▸ Task goal
Reproduce nothing but the lines from the start of the material through the line that includes "title = 'NOTUSDT - 12h - hopencost.uk'", both ends included, and omit every picture.

============================================================

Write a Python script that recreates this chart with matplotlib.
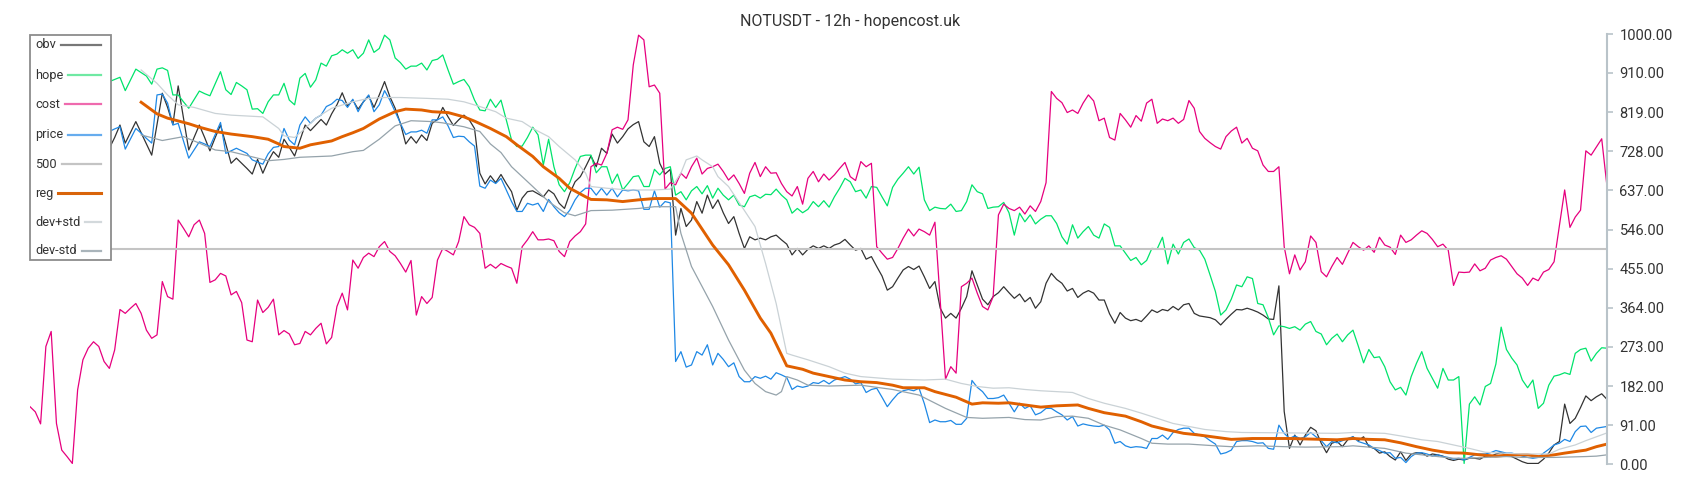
import matplotlib
matplotlib.use('Agg')
import matplotlib.pyplot as plt
import numpy as np
from matplotlib.patches import Rectangle
from matplotlib.lines import Line2D

plt.rcParams['font.family'] = ['Roboto', 'DejaVu Sans']

title = 'NOTUSDT - 12h - hopencost.uk'

# cost, one value per 12h candle (299 candles, scaled 0..1000)
cost = [134, 122, 94, 274, 309, 95, 33, 18, 2, 173,
        243, 270, 285, 274, 239, 223, 266, 360, 351, 363,
        374, 351, 312, 293, 301, 425, 390, 384, 568, 549,
        529, 557, 568, 537, 423, 429, 444, 438, 394, 402,
        376, 289, 285, 382, 353, 365, 384, 301, 311, 303,
        278, 281, 309, 301, 316, 328, 280, 295, 367, 398,
        359, 475, 456, 481, 491, 483, 506, 518, 495, 485,
        467, 447, 474, 347, 390, 374, 388, 475, 502, 495,
        487, 518, 576, 557, 551, 537, 456, 465, 456, 467,
        461, 456, 421, 506, 522, 541, 522, 522, 524, 520,
        495, 483, 518, 531, 541, 559, 692, 700, 696, 723,
        778, 784, 779, 801, 929, 998, 987, 878, 882, 863,
        640, 655, 650, 677, 665, 692, 712, 675, 688, 692,
        698, 681, 661, 673, 653, 630, 677, 702, 669, 692,
        677, 678, 653, 634, 624, 646, 605, 665, 681, 657,
        675, 661, 673, 688, 702, 669, 660, 704, 692, 700,
        506, 491, 477, 481, 502, 526, 547, 531, 547, 541,
        533, 563, 380, 198, 227, 212, 413, 421, 433, 398,
        367, 359, 390, 580, 605, 595, 590, 598, 582, 601,
        588, 611, 655, 867, 851, 841, 818, 824, 816, 840,
        859, 845, 799, 805, 760, 754, 816, 801, 784, 811,
        798, 840, 849, 793, 803, 799, 805, 793, 802, 846,
        828, 774, 758, 748, 739, 733, 762, 775, 784, 747,
        758, 735, 729, 696, 681, 681, 692, 506, 443, 487,
        452, 471, 531, 516, 448, 436, 460, 481, 465, 491,
        516, 506, 498, 508, 493, 528, 510, 505, 488, 533,
        516, 522, 533, 543, 537, 523, 506, 512, 498, 416,
        447, 446, 447, 466, 450, 456, 475, 481, 485, 477,
        460, 443, 433, 416, 433, 427, 447, 453, 471, 555,
        638, 551, 575, 591, 729, 719, 738, 757, 646]

# obv, hope and price from candle 15 on (the start sits under the legend)
start = 15
obv = [735, 760, 789, 747, 772, 797, 771, 745, 719, 790,
       863, 830, 790, 880, 805, 731, 760, 789, 760, 729,
       760, 789, 745, 700, 712, 700, 688, 675, 709, 677,
       705, 727, 714, 756, 737, 717, 753, 789, 776, 789,
       802, 789, 815, 836, 864, 833, 847, 826, 843, 857,
       830, 859, 890, 855, 828, 793, 745, 762, 747, 766,
       753, 793, 802, 830, 808, 788, 801, 812, 801, 781,
       677, 652, 671, 655, 674, 653, 634, 591, 619, 634,
       636, 629, 622, 638, 629, 607, 595, 630, 657, 669,
       692, 717, 692, 735, 723, 768, 747, 762, 780, 790,
       797, 750, 739, 762, 700, 675, 686, 533, 595, 553,
       568, 611, 584, 626, 595, 615, 585, 560, 576, 537,
       502, 529, 522, 526, 522, 529, 533, 522, 512, 487,
       502, 487, 500, 508, 502, 508, 502, 510, 514, 523,
       510, 498, 502, 477, 483, 460, 438, 405, 413, 433,
       452, 460, 453, 461, 436, 409, 425, 363, 340, 351,
       340, 363, 390, 450, 417, 384, 371, 390, 399, 413,
       399, 386, 396, 378, 388, 363, 378, 421, 444, 430,
       421, 403, 409, 388, 398, 404, 398, 382, 382, 350,
       328, 353, 340, 334, 337, 332, 345, 359, 353, 360,
       357, 367, 359, 371, 374, 351, 345, 343, 341, 336,
       324, 337, 349, 360, 359, 363, 359, 354, 347, 338,
       337, 415, 123, 37, 68, 45, 68, 86, 78, 49,
       27, 49, 53, 41, 57, 64, 55, 64, 41, 37,
       26, 29, 18, 10, 29, 9, 24, 27, 26, 19,
       24, 22, 19, 12, 9, 12, 10, 14, 14, 12,
       19, 18, 24, 27, 22, 18, 12, 6, 2, 2,
       2, 12, 26, 45, 53, 140, 95, 107, 132, 159,
       148, 157, 164, 151]

hope = [890, 895, 900, 869, 894, 919, 911, 903, 884, 919,
        922, 916, 859, 859, 843, 828, 848, 868, 862, 857,
        885, 913, 871, 860, 888, 880, 871, 826, 827, 816,
        843, 859, 859, 886, 847, 836, 898, 909, 877, 894,
        933, 926, 950, 954, 964, 956, 964, 944, 956, 987,
        958, 967, 998, 987, 945, 934, 919, 926, 926, 933,
        917, 939, 942, 952, 917, 884, 890, 895, 878, 847,
        824, 822, 849, 830, 847, 801, 754, 739, 740, 760,
        784, 766, 696, 756, 692, 650, 634, 655, 688, 716,
        719, 719, 678, 692, 692, 653, 675, 638, 653, 669,
        671, 646, 646, 686, 673, 688, 692, 626, 634, 615,
        636, 646, 629, 648, 619, 642, 626, 615, 626, 603,
        599, 622, 626, 619, 628, 627, 640, 626, 615, 584,
        595, 585, 593, 611, 599, 613, 598, 622, 642, 665,
        657, 634, 638, 619, 646, 644, 622, 601, 644, 663,
        677, 692, 675, 691, 615, 590, 598, 595, 594, 605,
        588, 590, 611, 650, 634, 629, 595, 598, 599, 609,
        585, 533, 584, 564, 580, 559, 570, 578, 578, 560,
        529, 512, 557, 526, 541, 553, 533, 526, 559, 551,
        508, 508, 491, 474, 481, 464, 474, 502, 501, 528,
        466, 512, 489, 516, 524, 504, 498, 477, 440, 402,
        347, 359, 384, 417, 413, 436, 432, 374, 371, 341,
        301, 322, 320, 316, 320, 312, 326, 332, 309, 303,
        278, 293, 303, 285, 301, 312, 275, 236, 267, 248,
        250, 227, 192, 173, 179, 161, 204, 235, 262, 223,
        200, 177, 223, 196, 196, 204, 2, 140, 157, 138,
        181, 188, 233, 319, 267, 247, 231, 196, 178, 196,
        130, 142, 184, 205, 208, 213, 209, 258, 267, 270,
        240, 258, 271, 270]

price = [774, 780, 785, 733, 757, 781, 770, 758, 747, 859,
         861, 840, 789, 793, 752, 712, 731, 750, 745, 739,
         767, 795, 723, 729, 735, 729, 723, 708, 703, 698,
         722, 737, 739, 781, 754, 743, 789, 808, 793, 805,
         812, 832, 838, 849, 846, 830, 849, 820, 843, 859,
         820, 836, 869, 847, 820, 793, 767, 773, 773, 777,
         770, 801, 801, 808, 787, 760, 763, 762, 750, 740,
         647, 642, 661, 653, 665, 638, 611, 588, 588, 607,
         603, 607, 588, 616, 599, 585, 576, 591, 615, 632,
         642, 642, 626, 642, 626, 642, 622, 638, 636, 638,
         636, 593, 593, 636, 598, 611, 608, 239, 262, 226,
         231, 262, 254, 278, 231, 258, 244, 227, 236, 204,
         192, 192, 204, 200, 205, 198, 213, 208, 202, 174,
         182, 179, 182, 190, 188, 195, 187, 196, 200, 204,
         198, 187, 190, 167, 174, 177, 156, 134, 150, 164,
         171, 174, 171, 177, 141, 97, 103, 99, 99, 102,
         93, 93, 107, 195, 179, 169, 153, 153, 155, 161,
         142, 122, 142, 130, 136, 115, 120, 130, 130, 122,
         115, 103, 111, 89, 94, 91, 89, 88, 91, 80,
         49, 53, 43, 39, 41, 40, 37, 60, 60, 68,
         58, 74, 81, 84, 84, 72, 68, 64, 55, 47,
         24, 27, 33, 53, 55, 55, 53, 49, 50, 37,
         35, 91, 72, 60, 66, 60, 64, 74, 64, 55,
         41, 53, 50, 55, 60, 64, 53, 49, 45, 37,
         32, 26, 27, 14, 16, 4, 18, 26, 27, 24,
         19, 22, 18, 16, 12, 14, 10, 16, 22, 24,
         24, 27, 32, 29, 26, 26, 23, 19, 16, 14,
         16, 26, 35, 45, 49, 58, 53, 76, 88, 89,
         74, 84, 86, 88]

threshold = 500

# smooth lines, read at fewer candles
reg_x = [21, 24, 26, 30, 32, 35, 38, 42, 45, 47,
         48, 51, 53, 57, 59, 61, 63, 66, 69, 71,
         74, 76, 79, 82, 84, 87, 90, 92, 95, 97,
         100, 102, 105, 106, 109, 112, 115, 118, 122, 125,
         129, 132, 135, 138, 140, 143, 146, 148, 151, 154,
         157, 160, 163, 165, 169, 171, 175, 178, 180, 183,
         185, 188, 191, 194, 198, 200, 203, 207, 210, 212,
         215, 218, 221, 224, 227, 231, 235, 238, 244, 247,
         250, 253, 256, 259, 262, 265, 268, 271, 274, 277,
         280, 283, 285, 288, 290, 294, 296, 298]
reg = [842, 815, 805, 792, 784, 774, 768, 762, 756, 745,
       739, 735, 743, 752, 762, 771, 781, 803, 820, 826,
       824, 820, 818, 808, 798, 781, 762, 743, 716, 692,
       665, 642, 622, 616, 615, 611, 615, 618, 618, 584,
       510, 464, 405, 340, 305, 229, 221, 212, 204, 196,
       192, 190, 184, 178, 178, 169, 156, 140, 143, 142,
       143, 138, 133, 136, 138, 130, 120, 112, 99, 89,
       80, 72, 68, 63, 58, 60, 60, 60, 58, 57,
       60, 58, 57, 50, 41, 33, 27, 26, 22, 19,
       22, 22, 18, 22, 26, 33, 41, 47]

dev_hi_x = [21, 24, 26, 28, 31, 35, 38, 44, 47, 48,
            50, 52, 54, 57, 61, 64, 67, 70, 75, 79,
            82, 85, 88, 90, 93, 95, 98, 100, 103, 105,
            106, 109, 113, 118, 121, 123, 124, 126, 127, 129,
            130, 132, 137, 139, 141, 143, 144, 147, 151, 154,
            157, 163, 169, 173, 176, 179, 182, 185, 188, 191,
            194, 197, 200, 203, 207, 210, 213, 216, 219, 222,
            226, 229, 238, 247, 250, 256, 259, 263, 266, 269,
            272, 275, 278, 282, 285, 287, 289, 292, 294, 296,
            298]
dev_hi = [917, 886, 859, 836, 830, 816, 812, 808, 781, 764,
          760, 781, 805, 828, 843, 851, 853, 853, 851, 849,
          843, 832, 820, 805, 797, 781, 762, 739, 708, 677,
          646, 642, 638, 638, 640, 677, 708, 717, 708, 692,
          669, 646, 553, 467, 374, 258, 254, 243, 227, 212,
          204, 198, 196, 198, 188, 181, 177, 178, 174, 171,
          169, 167, 153, 142, 130, 119, 107, 95, 88, 81,
          76, 74, 73, 72, 74, 72, 66, 57, 53, 45,
          37, 28, 26, 24, 24, 24, 35, 45, 55, 64,
          73]

dev_lo_x = [21, 25, 29, 32, 35, 38, 42, 45, 48, 51,
            57, 61, 63, 66, 69, 72, 76, 78, 82, 85,
            87, 89, 91, 95, 98, 101, 103, 106, 110, 115,
            118, 122, 123, 125, 129, 132, 135, 137, 139, 141,
            142, 143, 145, 147, 151, 157, 163, 168, 173, 177,
            180, 185, 188, 191, 194, 197, 200, 203, 206, 210,
            212, 215, 219, 224, 227, 232, 237, 241, 248, 250,
            256, 260, 263, 266, 269, 272, 275, 279, 282, 285,
            288, 294, 296, 298]
dev_lo = [766, 753, 762, 747, 731, 727, 715, 706, 709, 714,
          717, 727, 730, 756, 787, 799, 797, 794, 785, 774,
          745, 725, 692, 646, 611, 585, 578, 590, 591, 595,
          599, 599, 537, 460, 367, 289, 219, 188, 169, 161,
          169, 204, 196, 184, 182, 184, 174, 161, 130, 109,
          107, 109, 104, 103, 111, 112, 107, 91, 80, 60,
          49, 47, 47, 43, 41, 43, 41, 40, 41, 43,
          37, 26, 22, 18, 14, 14, 16, 18, 16, 16,
          16, 18, 19, 22]

tick_values = [0, 91, 182, 273, 364, 455, 546, 637, 728, 819, 910, 1000]

W, H = 1700, 500
fig = plt.figure(figsize=(W / 100, H / 100), dpi=100)
ax = fig.add_axes([30 / W, 1 - 464.3 / H, (1607 - 30) / W, (464.3 - 34.3) / H])

candles = np.arange(len(cost))
later = np.arange(start, start + len(obv))

ax.plot(later, obv, color='#333333', lw=0.9)
ax.plot(later, hope, color='#00e36b', lw=0.9)
ax.plot(candles, cost, color='#e6007e', lw=0.9)
ax.plot(later, price, color='#1e88e5', lw=0.9)
ax.axhline(threshold, color='#c4c4c4', lw=1.5)
ax.plot(reg_x, reg, color='#e06000', lw=2.1)
ax.plot(dev_hi_x, dev_hi, color='#cad2d6', lw=0.9)
ax.plot(dev_lo_x, dev_lo, color='#95a3ab', lw=0.9)

ax.set_xlim(0, len(cost) - 1)
ax.set_ylim(0, 1000)
ax.set_xticks([])

# only the right axis is shown
for side in ['left', 'top', 'bottom']:
    ax.spines[side].set_visible(False)
ax.spines['right'].set_color('#b9c3c9')
ax.spines['right'].set_linewidth(1.5)
ax.yaxis.tick_right()
ax.set_yticks(tick_values)
ax.set_yticklabels([f'{v:.2f}' for v in tick_values])
ax.tick_params(axis='y', length=4, width=1.2, color='#b9c3c9',
               labelcolor='#333333', labelsize=10.5, pad=5)

fig.text(0.5, 1 - 25.7 / H, title, ha='center', va='baseline',
         fontsize=11.5, color='#333333')

# legend box: label first, then a line that runs to the right edge
legend_rows = [('obv', '#777777', 1.6), ('hope', '#6fe9a3', 1.6),
               ('cost', '#ef6aae', 1.6), ('price', '#66acee', 1.6),
               ('500', '#c4c4c4', 1.6), ('reg', '#d9640a', 2.2),
               ('dev+std', '#d3d9dc', 1.6), ('dev-std', '#a9b4ba', 1.6)]
row_y = [44.5, 75, 104, 134.5, 164, 193, 222, 251]

fig.add_artist(Rectangle((30 / W, 1 - 259.5 / H), 81 / W, 224.5 / H,
                         transform=fig.transFigure, facecolor='white',
                         edgecolor='#8c8c8c', lw=1.3, zorder=5))
renderer = fig.canvas.get_renderer()
for (label, color, width), y in zip(legend_rows, row_y):
    t = fig.text(35 / W, 1 - y / H, label, ha='left', va='center',
                 fontsize=9.2, color='#333333', zorder=6)
    x_end_text = t.get_window_extent(renderer).x1
    fig.add_artist(Line2D([(x_end_text + 5) / W, 101 / W], [1 - y / H, 1 - y / H],
                          transform=fig.transFigure, color=color, lw=width, zorder=6))

fig.savefig('out.png', dpi=100)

============================================================

▸ Worked solution
Write a Python script that recreates this chart with matplotlib.
import matplotlib
matplotlib.use('Agg')
import matplotlib.pyplot as plt
import numpy as np
from matplotlib.patches import Rectangle
from matplotlib.lines import Line2D

plt.rcParams['font.family'] = ['Roboto', 'DejaVu Sans']

title = 'NOTUSDT - 12h - hopencost.uk'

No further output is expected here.